Pumpkin Cheesecake with Gingersnap Crust

Pumpkin Cheesecake with Gingersnap Crust

Cheesecake and I were not always the best of friends. If it wasn’t one this or another but I could just never get it right. My crust would fall apart. The top cracked. The water bath leaked into the spring form pan. The cheesecake contorted after I unmolded. You name it and it happened.

I recently decided I’d give it another try and this one was for all the marbles. If it didn’t work out, my quest for cheesecake perfection was over.

Along the way I learned a few things, which as you can see resulted in one stunning cheesecake. The individual steps of making cheesecake are not at all difficult. But the process requires tons of patience and restrain.

First, I realized that I had to wrap my spring form pan in a piece of aluminum foil that was bigger than the pan itself. In other words, you shouldn’t have to use two pieces. Because that leaves room for water from the bath to seep in and ruin the bottom of your cheesecake. My solution for this (since I had a bigger pan) was to use heavy duty aluminum, which normally comes in a larger sized roll.

I also realized that I wasn’t getting intimate with the crumbs of my crust. It’s important for you to use your hands and really press them into the bottom of the pan. And depending on how much you have, you may also have to press some crumbs up the side of the pan.

The part of exercising patience and restrain comes in after the cheesecake starts to bake. Don’t “check” it a zillion times, as opening the oven so often will affect the temperature the cheesecake bakes. But don’t leave it in there longer than necessary. I checked mine after an hour. It had a slight jiggle but was no longer liquid in the center. That was my cue to take it out of the oven.
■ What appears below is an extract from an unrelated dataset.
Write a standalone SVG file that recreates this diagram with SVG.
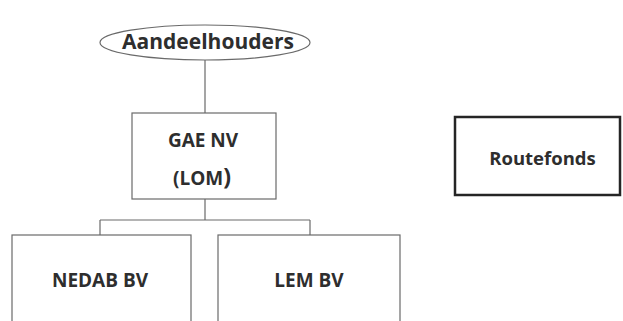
<svg xmlns="http://www.w3.org/2000/svg" width="623" height="321" viewBox="0 0 623 321">
<style>
.n{fill:#fff;stroke:#6a6a6a;stroke-width:1.2}
.t{font-family:"Open Sans","Liberation Sans",sans-serif;font-weight:bold;fill:#2e2e2e;text-anchor:middle}
.c{fill:none;stroke:#6a6a6a;stroke-width:1.2}
</style>
<rect width="623" height="321" fill="#fff"/>
<g id="connectors">
<path class="c" d="M205 60V113M205 199V220M100 220H310M100 220V235M310 220V235"/>
</g>
<g id="aandeelhouders">
<ellipse class="n" cx="205" cy="42.5" rx="105" ry="17.5"/>
<text class="t" x="208" y="48.5" font-size="21">Aandeelhouders</text>
</g>
<g id="gae">
<rect class="n" x="132" y="113" width="144" height="86"/>
<text class="t" x="203" y="147" font-size="19">GAE NV</text>
<text class="t" x="202" y="185" font-size="19">(LOM<tspan font-size="23">)</tspan></text>
</g>
<g id="nedab">
<rect class="n" x="12" y="235" width="179" height="100"/>
<text class="t" x="100" y="287" font-size="19">NEDAB BV</text>
</g>
<g id="lem">
<rect class="n" x="218" y="235" width="182" height="100"/>
<text class="t" x="309" y="287" font-size="19">LEM BV</text>
</g>
<g id="routefonds">
<rect x="455" y="117" width="165" height="78" fill="#fff" stroke="#252525" stroke-width="2.5"/>
<text class="t" x="542.5" y="165" font-size="18.5">Routefonds</text>
</g>
</svg>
I let the cheesecake cool completely on my counter before I unmolded it. This part is super super hard but it extremely important. But even more difficult is that even after you unmold it, you still can’t dig into it because then it has to finish setting in the fridge for a while, preferably over night.

All of this due diligence and waiting paid off in the end as this creation turned out to be what cheesecake dreams are made of. For a while all I did was stare at it. I couldn’t believe I created it.  And the taste was phenomenal – sweet, tart, cheesey, pumpkiny, spicy, crunchy.

Give this or another cheesecake recipe a try this coming weekend. The end result will make you pretty darn happy and proud of yourself.


Yield: 12-15 Servings

For The Crust

    • Nonstick vegetable oil spray;
    • 2 cups gingersnap cookie crumbs (about 9 ounces);
    • 1 cup pecans (about 3 1/2 ounces);
    • 1/4 cup (packed) golden brown sugar;
    • 2 tablespoons chopped crystallized ginger;
    • 1/4 cup (1/2 stick) unsalted butter, melted.

    For The Filling

    • 3 tablespoons all purpose flour;
    • 1 teaspoon ground cinnamon;
    • 1/2 teaspoon ground ginger;
    • 1/4 teaspoon freshly grated nutmeg;
    • 1/4 teaspoon ground allspice;
    • 1/4 teaspoon salt;
    • 4 8-ounce packages cream cheese, room temperature;
    • 2 cups sugar;
    • 1 15-ounce can pure pumpkin;
    • 5 large eggs;
    • 2 tablespoons vanilla extract.


  1. For The Crust – Preheat oven to 350 degrees. Spray 9-inch-diameter springform pan with 2 3/4-inch-high sides with nonstick spray. Grind cookie crumbs, pecans, brown sugar, and ginger in a food processor until nuts are finely ground. Add butter and pulse to blend. Transfer mixture to prepared pan and press onto bottom and 2 inches up sides of pan. Bake crust until set and lightly browned, about 10 minutes. Cool completely before adding the filling.
  2. For The Filling – Preheat oven to 350 degrees. Combine flour, cinnamon, ginger, nutmeg, allspice and salt in a small bowl and set aside.
  3. Using electric mixer, beat cream cheese and sugar in large bowl until light and fluffy, about 2 minutes. Beat in pumpkin. Add eggs 1 at a time, beating on low speed to incorporate each addition. Scrape the sides of the bowl after each addition. Beat in vanilla.
  4. Add the flour mixture and beat just to blend. Transfer filling to cooled crust. Bake until filling is just set in center and edges begin to crack (filling will move slightly when pan is gently shaken), about 1 hour 20 minutes. Cool the cheesecake completely (about 1 hour). Run knife around sides of pan to release crust. Chill cheesecake uncovered in pan overnight.

  1. I’ve never made a cheesecake that didn’t crack. Ever. Of course they still taste good with cracks, and you can use lots of tasty stuff to cover the cracks! But I’m going to try your tricks next time and see if I can meet with success, too!

  2. The gingersnap crust sounds amazing to go with the pumpkin spiced filling, nice!

  3. I have always been a little afraid to make cheesecake but I’ve had it on my mind since Christmas. I definitely want to give it a go. Thanks for sharing your learnings. Your cheesecake looks fabulous. So glad you didn’t give up!